DATASET ROWS:
----

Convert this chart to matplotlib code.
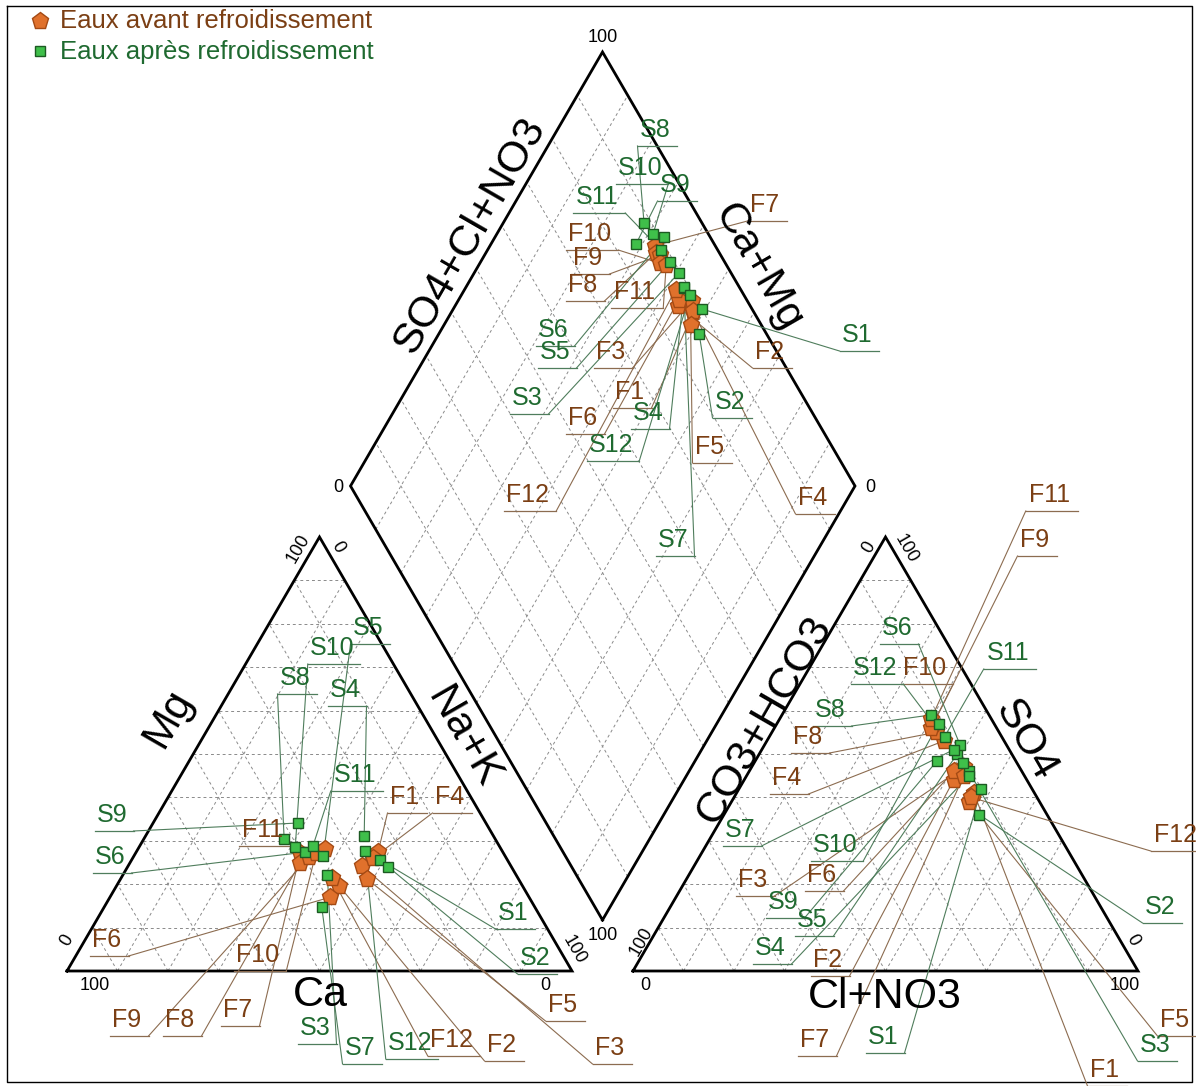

----

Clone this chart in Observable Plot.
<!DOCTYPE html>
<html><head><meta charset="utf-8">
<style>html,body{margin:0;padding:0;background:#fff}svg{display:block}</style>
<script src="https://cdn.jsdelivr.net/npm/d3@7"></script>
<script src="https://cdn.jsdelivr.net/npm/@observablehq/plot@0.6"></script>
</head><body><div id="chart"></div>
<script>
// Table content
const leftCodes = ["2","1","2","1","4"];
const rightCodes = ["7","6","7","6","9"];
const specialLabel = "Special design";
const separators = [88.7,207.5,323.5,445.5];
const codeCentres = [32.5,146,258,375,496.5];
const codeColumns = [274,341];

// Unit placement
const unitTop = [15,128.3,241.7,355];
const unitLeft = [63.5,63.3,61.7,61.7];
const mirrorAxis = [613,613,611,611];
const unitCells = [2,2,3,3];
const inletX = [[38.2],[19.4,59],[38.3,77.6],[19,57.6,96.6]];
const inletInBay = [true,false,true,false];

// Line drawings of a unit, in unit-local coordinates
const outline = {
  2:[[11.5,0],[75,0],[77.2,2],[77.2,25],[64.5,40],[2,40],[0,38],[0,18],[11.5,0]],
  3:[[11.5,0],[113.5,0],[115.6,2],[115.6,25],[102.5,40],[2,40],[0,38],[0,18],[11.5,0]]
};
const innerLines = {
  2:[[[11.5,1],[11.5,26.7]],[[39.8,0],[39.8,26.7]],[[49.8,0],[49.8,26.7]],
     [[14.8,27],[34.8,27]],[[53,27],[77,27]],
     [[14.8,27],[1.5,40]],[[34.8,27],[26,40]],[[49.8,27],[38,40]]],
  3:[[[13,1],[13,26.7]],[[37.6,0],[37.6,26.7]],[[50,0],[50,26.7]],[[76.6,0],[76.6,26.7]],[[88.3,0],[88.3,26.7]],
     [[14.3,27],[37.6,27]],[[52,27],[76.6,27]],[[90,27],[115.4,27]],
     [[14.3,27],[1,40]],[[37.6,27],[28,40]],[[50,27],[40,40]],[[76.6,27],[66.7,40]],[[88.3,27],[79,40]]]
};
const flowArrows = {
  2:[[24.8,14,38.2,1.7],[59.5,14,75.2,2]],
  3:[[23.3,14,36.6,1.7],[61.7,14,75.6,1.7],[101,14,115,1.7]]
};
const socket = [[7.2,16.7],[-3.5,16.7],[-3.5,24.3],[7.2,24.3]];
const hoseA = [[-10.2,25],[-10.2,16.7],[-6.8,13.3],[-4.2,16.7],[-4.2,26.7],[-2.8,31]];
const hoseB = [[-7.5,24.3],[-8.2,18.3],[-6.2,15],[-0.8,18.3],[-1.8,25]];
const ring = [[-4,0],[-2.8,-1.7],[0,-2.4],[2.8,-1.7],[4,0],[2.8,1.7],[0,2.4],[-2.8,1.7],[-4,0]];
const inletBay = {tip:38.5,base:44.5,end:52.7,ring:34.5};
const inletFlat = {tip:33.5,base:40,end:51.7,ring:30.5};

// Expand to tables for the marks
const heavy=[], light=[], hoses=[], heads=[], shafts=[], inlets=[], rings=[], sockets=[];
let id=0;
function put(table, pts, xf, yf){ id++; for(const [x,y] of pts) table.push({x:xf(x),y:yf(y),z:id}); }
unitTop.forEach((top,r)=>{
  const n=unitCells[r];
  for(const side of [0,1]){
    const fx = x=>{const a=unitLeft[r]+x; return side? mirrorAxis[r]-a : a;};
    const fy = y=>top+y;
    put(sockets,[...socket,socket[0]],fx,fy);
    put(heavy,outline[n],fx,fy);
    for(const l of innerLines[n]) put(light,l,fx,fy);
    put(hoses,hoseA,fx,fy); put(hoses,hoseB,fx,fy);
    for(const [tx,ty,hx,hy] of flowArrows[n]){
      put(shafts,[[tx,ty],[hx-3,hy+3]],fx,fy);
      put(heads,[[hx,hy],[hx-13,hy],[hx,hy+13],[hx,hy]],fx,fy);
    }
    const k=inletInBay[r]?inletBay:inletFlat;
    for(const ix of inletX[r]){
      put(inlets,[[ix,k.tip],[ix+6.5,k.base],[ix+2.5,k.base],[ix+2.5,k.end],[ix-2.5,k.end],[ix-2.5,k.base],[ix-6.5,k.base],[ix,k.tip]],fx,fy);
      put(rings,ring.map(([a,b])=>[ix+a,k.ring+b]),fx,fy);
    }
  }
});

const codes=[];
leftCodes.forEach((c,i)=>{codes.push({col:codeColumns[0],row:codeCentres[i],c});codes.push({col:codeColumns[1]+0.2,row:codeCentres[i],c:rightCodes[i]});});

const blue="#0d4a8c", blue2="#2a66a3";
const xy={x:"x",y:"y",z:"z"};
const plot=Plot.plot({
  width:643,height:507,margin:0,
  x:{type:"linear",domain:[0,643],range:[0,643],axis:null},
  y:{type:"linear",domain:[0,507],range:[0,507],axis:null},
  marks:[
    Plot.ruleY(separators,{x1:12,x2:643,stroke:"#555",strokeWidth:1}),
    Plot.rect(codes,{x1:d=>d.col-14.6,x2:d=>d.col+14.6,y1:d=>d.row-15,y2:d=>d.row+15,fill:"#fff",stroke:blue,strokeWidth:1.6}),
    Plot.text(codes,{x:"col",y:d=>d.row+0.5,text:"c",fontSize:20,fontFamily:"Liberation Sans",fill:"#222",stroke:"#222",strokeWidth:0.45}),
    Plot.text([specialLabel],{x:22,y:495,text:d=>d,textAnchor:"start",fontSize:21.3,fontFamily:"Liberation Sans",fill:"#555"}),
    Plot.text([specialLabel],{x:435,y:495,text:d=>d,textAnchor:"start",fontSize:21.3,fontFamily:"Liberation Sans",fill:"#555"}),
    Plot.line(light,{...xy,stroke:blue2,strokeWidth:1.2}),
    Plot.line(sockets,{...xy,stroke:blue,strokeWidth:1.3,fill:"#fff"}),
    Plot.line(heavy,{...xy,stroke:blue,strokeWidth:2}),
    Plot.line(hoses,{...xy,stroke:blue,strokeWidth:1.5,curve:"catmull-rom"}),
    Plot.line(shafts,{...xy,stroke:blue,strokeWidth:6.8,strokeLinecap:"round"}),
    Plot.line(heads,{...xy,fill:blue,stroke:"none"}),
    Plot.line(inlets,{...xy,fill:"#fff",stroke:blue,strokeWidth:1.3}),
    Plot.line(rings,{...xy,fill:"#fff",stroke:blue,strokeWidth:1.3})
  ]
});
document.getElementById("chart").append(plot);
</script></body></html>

----

PROBLEM TO SOLVE: Within the listing above, give again exactly every line from the line with "Clone this chart in Observable Plot." through the line with "const codeColumns = [274,341];", both included, and no other line.

FULL SOLUTION:
Clone this chart in Observable Plot.
<!DOCTYPE html>
<html><head><meta charset="utf-8">
<style>html,body{margin:0;padding:0;background:#fff}svg{display:block}</style>
<script src="https://cdn.jsdelivr.net/npm/d3@7"></script>
<script src="https://cdn.jsdelivr.net/npm/@observablehq/plot@0.6"></script>
</head><body><div id="chart"></div>
<script>
// Table content
const leftCodes = ["2","1","2","1","4"];
const rightCodes = ["7","6","7","6","9"];
const specialLabel = "Special design";
const separators = [88.7,207.5,323.5,445.5];
const codeCentres = [32.5,146,258,375,496.5];
const codeColumns = [274,341];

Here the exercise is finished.